Entah masa kecil seperti apa yang gw lalui sehingga membuat gw memiliki batas sabar seluas samudera. Entah rasa sakit sebesar apa yang pernah gw rasakan sampai sesulit itu untuk gw menghentikan sebuah hubungan pertemanan. 

Apapun itu alasan di baliknya, gw tumbuh besar menjadi manusia yang punya seribu maaf. Butuh jutaan rasa sakit yang menusuk di hati gw, sampai gw dengan gagah berani memutus pertemanan itu. 

Dan sekarang, untuk kedua kalinya dalam hidup, sepertinya gw akan memutus lagi jembatan pertemanan yang pernah gw miliki. 

-

Mungkin dibandingkan marah, rasa sakit yang lebih tidak bisa termaafkan adalah rasa kecewa. Tentu bukan hanya satu atau dua kali saja rasa kecewa yang gw rasakan untuk gw berhenti berharap sebuah pertemanan kembali utuh, tetapi butuh satu momen kecil yang menusuk ke relung hati terdalam. Hanya satu momen kecil yang membuat gw berpikir "oh, lo udah keterlaluan sih"

Momen itu sudah terjadi. 

Rasa sakit dan kecewa itu masih perih seperti luka yang belum diobati. 

Tanpa diminta rasa itu sesekali mengintip keluar, membuat hari yang tadinya tenang menjadi bergejolak tak menentu.

Rasa sakit itu masih ada, masih terpatri jelas sampai detik ini, saat tulisan ini dibuat. 

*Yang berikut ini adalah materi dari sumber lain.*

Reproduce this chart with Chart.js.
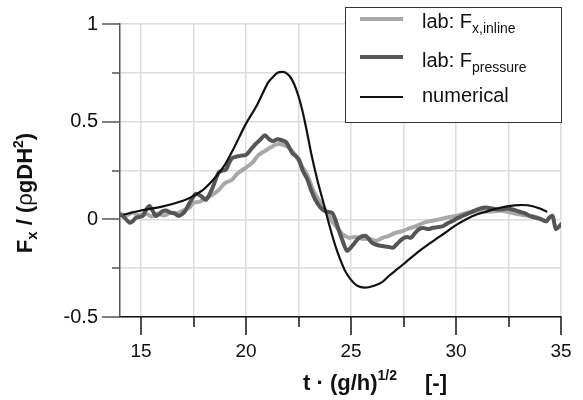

Pada hari itu, hari di mana semua rasa sakit dan kesadaran hadir ke hati dan pikiran. Hari di mana semua pertanyaan akhirnya terjawab tanpa perlu mendengarnya langsung keluar dari mulutnya. 

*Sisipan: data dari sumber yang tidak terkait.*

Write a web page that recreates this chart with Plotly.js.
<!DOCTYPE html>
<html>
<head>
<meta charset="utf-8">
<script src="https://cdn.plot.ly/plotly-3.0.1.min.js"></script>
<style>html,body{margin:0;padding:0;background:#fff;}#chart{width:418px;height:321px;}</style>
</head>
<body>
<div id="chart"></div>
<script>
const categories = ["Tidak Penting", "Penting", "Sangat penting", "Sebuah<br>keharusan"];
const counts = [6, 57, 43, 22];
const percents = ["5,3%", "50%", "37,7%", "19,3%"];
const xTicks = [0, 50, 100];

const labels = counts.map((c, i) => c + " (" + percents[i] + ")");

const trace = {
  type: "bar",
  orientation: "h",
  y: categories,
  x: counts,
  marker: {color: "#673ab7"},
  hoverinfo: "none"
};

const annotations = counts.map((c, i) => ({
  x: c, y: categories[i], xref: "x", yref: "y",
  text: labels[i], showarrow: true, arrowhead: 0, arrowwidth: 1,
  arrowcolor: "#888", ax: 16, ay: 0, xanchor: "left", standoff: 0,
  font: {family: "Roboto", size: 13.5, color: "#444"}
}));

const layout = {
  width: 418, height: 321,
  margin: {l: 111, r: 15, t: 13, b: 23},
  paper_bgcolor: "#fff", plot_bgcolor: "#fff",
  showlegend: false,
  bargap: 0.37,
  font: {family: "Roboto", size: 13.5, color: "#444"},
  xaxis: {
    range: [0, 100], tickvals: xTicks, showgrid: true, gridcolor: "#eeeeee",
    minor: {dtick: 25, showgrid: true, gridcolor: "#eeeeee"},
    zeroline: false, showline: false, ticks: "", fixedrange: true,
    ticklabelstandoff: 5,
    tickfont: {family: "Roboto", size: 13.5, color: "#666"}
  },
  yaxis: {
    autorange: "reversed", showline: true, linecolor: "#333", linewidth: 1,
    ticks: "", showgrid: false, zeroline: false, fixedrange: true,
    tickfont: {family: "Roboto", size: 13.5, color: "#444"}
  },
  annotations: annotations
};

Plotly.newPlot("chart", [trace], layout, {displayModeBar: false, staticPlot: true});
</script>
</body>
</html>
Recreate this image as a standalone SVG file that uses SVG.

Hari di mana gw memutuskan bahwa ini adalah akhir dari cerita kita sebagai seorang teman.

Rasa cinta ini akan selalu ada. Rasa rindu akan semua momen yang sudah lewat juga akan selalu ada. Namun sejak hari itu, gw memutuskan untuk membiarkan rasa-rasa itu menjadi sebuah kenangan yang tidak perlu lagi dikenang, apalagi diulang.